# START OF GIVEN DATA
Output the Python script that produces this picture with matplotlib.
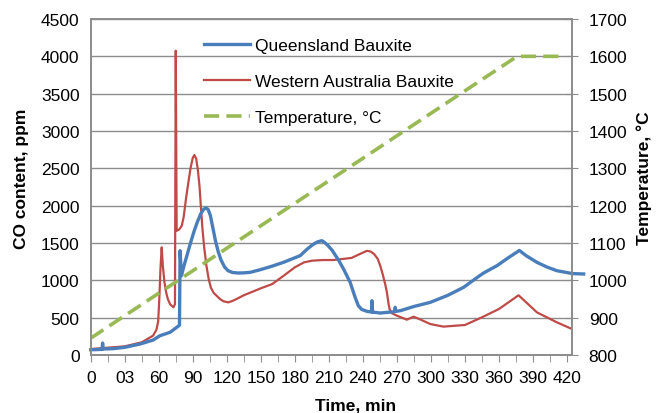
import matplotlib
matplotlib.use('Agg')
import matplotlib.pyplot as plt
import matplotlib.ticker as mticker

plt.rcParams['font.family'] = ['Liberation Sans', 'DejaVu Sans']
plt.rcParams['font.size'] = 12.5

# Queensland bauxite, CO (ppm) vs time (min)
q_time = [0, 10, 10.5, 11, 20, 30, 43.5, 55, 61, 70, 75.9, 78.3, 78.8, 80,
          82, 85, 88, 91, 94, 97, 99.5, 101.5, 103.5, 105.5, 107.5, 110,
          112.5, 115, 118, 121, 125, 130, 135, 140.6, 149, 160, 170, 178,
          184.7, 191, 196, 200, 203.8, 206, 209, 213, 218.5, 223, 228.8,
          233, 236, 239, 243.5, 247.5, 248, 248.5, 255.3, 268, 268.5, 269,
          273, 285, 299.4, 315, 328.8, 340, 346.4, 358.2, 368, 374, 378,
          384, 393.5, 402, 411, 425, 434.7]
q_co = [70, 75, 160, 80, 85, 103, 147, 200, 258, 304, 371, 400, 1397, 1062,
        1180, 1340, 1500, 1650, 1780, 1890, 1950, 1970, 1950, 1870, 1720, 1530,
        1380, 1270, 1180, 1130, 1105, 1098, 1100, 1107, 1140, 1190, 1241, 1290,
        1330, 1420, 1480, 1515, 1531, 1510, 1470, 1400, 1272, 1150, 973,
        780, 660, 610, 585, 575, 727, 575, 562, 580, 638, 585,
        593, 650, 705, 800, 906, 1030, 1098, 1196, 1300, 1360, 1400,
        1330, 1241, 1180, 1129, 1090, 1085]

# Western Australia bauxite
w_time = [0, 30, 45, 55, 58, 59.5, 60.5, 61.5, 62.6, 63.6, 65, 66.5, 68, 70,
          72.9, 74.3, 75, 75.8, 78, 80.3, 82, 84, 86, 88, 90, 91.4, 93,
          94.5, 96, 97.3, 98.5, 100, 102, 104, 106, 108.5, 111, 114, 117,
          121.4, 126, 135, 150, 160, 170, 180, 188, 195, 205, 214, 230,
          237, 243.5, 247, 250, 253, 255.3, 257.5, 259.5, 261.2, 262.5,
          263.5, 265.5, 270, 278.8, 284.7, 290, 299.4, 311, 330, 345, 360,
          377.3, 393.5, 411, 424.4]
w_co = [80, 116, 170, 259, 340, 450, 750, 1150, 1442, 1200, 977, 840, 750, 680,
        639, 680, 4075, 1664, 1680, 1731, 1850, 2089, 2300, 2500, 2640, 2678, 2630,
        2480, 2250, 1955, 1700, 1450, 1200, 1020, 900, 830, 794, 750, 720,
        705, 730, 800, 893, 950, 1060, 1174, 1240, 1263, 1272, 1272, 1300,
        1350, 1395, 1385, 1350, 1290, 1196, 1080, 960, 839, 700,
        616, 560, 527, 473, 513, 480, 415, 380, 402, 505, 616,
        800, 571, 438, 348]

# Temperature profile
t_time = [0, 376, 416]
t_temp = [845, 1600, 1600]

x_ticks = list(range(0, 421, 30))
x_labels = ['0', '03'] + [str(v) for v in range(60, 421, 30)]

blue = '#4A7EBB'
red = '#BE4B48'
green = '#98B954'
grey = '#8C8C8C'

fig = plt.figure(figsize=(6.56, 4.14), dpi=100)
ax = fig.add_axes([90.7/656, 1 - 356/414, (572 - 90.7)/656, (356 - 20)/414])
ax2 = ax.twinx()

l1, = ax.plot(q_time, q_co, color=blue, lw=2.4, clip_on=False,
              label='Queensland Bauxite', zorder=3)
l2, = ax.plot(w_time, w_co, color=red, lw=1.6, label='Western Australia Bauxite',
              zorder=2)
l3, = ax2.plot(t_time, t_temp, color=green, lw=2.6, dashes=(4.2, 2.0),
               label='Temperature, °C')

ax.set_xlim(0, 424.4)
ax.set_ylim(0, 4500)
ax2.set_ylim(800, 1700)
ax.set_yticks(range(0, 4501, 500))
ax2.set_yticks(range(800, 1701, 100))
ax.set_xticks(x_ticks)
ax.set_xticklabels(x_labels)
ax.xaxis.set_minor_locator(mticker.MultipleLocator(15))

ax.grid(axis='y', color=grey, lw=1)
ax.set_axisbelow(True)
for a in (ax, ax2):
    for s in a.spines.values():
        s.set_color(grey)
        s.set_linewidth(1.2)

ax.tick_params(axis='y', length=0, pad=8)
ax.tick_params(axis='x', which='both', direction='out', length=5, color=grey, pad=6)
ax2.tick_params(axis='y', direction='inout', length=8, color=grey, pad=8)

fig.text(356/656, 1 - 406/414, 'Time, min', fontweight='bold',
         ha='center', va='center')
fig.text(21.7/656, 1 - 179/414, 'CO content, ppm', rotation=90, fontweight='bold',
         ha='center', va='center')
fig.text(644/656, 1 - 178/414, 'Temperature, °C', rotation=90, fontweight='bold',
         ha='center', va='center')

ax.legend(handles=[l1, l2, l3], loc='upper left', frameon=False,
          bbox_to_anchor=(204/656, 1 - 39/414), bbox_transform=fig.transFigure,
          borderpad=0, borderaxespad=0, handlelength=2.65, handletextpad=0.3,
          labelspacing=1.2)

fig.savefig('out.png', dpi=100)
# END OF GIVEN DATA
Starting at the top of the listing above, please restate word for word each line up to and including the one that holds "1330, 1241, 1180, 1129, 1090, 1085]", omitting every image.

Output the Python script that produces this picture with matplotlib.
import matplotlib
matplotlib.use('Agg')
import matplotlib.pyplot as plt
import matplotlib.ticker as mticker

plt.rcParams['font.family'] = ['Liberation Sans', 'DejaVu Sans']
plt.rcParams['font.size'] = 12.5

# Queensland bauxite, CO (ppm) vs time (min)
q_time = [0, 10, 10.5, 11, 20, 30, 43.5, 55, 61, 70, 75.9, 78.3, 78.8, 80,
          82, 85, 88, 91, 94, 97, 99.5, 101.5, 103.5, 105.5, 107.5, 110,
          112.5, 115, 118, 121, 125, 130, 135, 140.6, 149, 160, 170, 178,
          184.7, 191, 196, 200, 203.8, 206, 209, 213, 218.5, 223, 228.8,
          233, 236, 239, 243.5, 247.5, 248, 248.5, 255.3, 268, 268.5, 269,
          273, 285, 299.4, 315, 328.8, 340, 346.4, 358.2, 368, 374, 378,
          384, 393.5, 402, 411, 425, 434.7]
q_co = [70, 75, 160, 80, 85, 103, 147, 200, 258, 304, 371, 400, 1397, 1062,
        1180, 1340, 1500, 1650, 1780, 1890, 1950, 1970, 1950, 1870, 1720, 1530,
        1380, 1270, 1180, 1130, 1105, 1098, 1100, 1107, 1140, 1190, 1241, 1290,
        1330, 1420, 1480, 1515, 1531, 1510, 1470, 1400, 1272, 1150, 973,
        780, 660, 610, 585, 575, 727, 575, 562, 580, 638, 585,
        593, 650, 705, 800, 906, 1030, 1098, 1196, 1300, 1360, 1400,
        1330, 1241, 1180, 1129, 1090, 1085]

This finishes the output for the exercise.